In general, women tend to be more concerned about losing principal. According to a study conducted by Merrill Lynch, more than half of the women surveyed said they feared losing their principal investment and more than a third said they feared not having access to cash. However, the same research also stated the following:

“Gender differences among investors tend to be overstated. In fact the ways in which men and women approach their financial lives are often strikingly similar. Understanding who they are as investors can help women better focus on ways to successfully work toward their personal goals.”[5]

What Women Traders Can Learn From Men

Be more confident in your abilities
Confidence plays a huge role in life and in trading. In general, men tend to exert more of it in the financial markets. While this isn’t always a good thing when it leads to overconfidence, trusting in your abilities is extremely important when you’re in the trenches. Women can build their confidence by seeking education and training in the financial markets.[6] By learning as much as they can about the markets, they will become much more confident in their ability to execute profitable trades.

Focus on opportunity
Risk aversion is important in finance, but too much of it can leave you on the outs of some great opportunities. After all, if there was no benefit to trading, you would keep your money stowed away in a savings account. The good news is there are a lot of ways you can make big trades while limiting your downside. Tools like stop-loss, take-profit and risk-reward ratios may help you capitalize on the opportunity of the market without overstepping your risk threshold.
Success at trading requires that you take the bulls by the horns. By adopting a more assertive approach to trading, you will see more opportunities and develop an “any-means-necessary” attitude to success. Whether you like it or not, trading is a zero-sum game. There are winners and there are losers. Your attitude needs to mirror that reality to some degree.

What Men Traders Can Learn From Women

Ask for advice
We all know men don’t like to ask for directions when they’re lost. Are we really surprised that they don’t ask for help in trading? Doing this can not only limit your personal development, but cause you to blow out your account. Don’t forget to ask for advice. We all need it at some point.

Minimize risk
Although each trade carries with it a certain sense of risk, there are steps you can take to minimize your risk exposure. Trading smaller positions and allocating a smaller portion of your portfolio to individual trades can greatly reduce your risk. Here, men can learn a lot from the more risk-averse nature of women traders. So keep the testosterone in check and don’t get sucked into the “all-or-nothing” mindset.[7]

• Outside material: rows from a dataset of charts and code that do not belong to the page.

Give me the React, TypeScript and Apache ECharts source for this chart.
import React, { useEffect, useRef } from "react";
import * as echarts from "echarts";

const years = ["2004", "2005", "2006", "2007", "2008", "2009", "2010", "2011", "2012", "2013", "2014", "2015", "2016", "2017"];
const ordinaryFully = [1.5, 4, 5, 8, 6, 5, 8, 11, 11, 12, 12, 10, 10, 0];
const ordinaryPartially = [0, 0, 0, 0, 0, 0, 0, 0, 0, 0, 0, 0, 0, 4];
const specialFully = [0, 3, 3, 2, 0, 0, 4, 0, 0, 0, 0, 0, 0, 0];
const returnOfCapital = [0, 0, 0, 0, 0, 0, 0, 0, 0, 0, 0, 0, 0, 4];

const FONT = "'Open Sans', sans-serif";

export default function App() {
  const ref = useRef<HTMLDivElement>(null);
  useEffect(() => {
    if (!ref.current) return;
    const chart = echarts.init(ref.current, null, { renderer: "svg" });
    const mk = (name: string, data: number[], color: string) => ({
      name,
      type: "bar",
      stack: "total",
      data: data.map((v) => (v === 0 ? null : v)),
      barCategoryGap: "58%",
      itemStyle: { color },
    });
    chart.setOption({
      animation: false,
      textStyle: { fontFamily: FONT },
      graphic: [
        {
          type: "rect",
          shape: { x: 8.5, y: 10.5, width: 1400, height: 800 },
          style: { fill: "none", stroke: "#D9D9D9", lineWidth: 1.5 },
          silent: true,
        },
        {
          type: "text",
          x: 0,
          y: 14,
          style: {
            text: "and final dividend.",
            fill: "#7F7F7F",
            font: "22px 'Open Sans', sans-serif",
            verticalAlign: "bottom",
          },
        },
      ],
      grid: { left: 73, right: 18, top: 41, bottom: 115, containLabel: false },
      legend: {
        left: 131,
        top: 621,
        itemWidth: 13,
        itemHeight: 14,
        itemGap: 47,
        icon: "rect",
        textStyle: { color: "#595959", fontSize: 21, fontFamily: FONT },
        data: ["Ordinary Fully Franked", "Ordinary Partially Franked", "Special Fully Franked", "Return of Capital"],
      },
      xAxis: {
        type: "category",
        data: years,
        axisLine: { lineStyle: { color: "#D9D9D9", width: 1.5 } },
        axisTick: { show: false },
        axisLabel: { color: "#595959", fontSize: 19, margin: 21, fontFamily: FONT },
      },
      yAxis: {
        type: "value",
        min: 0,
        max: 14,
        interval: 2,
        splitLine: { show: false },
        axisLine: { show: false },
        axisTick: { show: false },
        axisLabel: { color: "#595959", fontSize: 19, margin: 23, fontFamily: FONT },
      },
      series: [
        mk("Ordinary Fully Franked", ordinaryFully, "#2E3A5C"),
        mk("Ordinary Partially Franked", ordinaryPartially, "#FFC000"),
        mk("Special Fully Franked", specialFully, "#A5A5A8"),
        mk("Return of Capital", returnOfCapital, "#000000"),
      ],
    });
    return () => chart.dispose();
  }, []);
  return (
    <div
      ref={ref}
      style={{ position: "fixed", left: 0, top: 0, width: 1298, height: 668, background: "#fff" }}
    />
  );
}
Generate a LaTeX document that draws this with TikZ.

Limit your trading activity
We learned in the previous section that men are more likely to trade excessively as a result of overconfidence. Here, we highly recommend that men be more critical of their own abilities and realize they probably aren’t as good as they think they are. If you’re not making consistent profit across a range of assets in your portfolio, you should consider reevaluating your approach with a fine-toothed comb, something women traders are extremely skilled at. This almost always entails trading less frequently than you do now.[8]

Men and women may have slightly different ways of doing things, but that doesn’t mean those difference are set in stone. In this respect, both sexes can learn a lot from each other in becoming more well-rounded traders.

[1] Martin Swell (April 2010). Behavioural Finance.

[2] Martin Swell (April 2010). Behavioural Finance.

[3] Georgette Jasen (May 3, 2015). “Male Investors vs. Female Investors.” The Wall Street Journal.

[4] Georgette Jasen (May 3, 2015). “Male Investors vs. Female Investors.” The Wall Street Journal.

[5] Michael Liersch (Fall 2014). Women and Investing: A Behavioral Finance Perspective. Merrill Lynch.

[6] Kira Brecht (August 20, 2015). “Venus & Mars? Men and Women Traders Can Teach Each Other.” TD Ameritrade.

[7] Kira Brecht (August 20, 2015). “Venus & Mars? Men and Women Traders Can Teach Each Other.” TD Ameritrade.

[8] Kira Brecht (August 20, 2015). “Venus & Mars? Men and Women Traders Can Teach Each Other.” TD Ameritrade.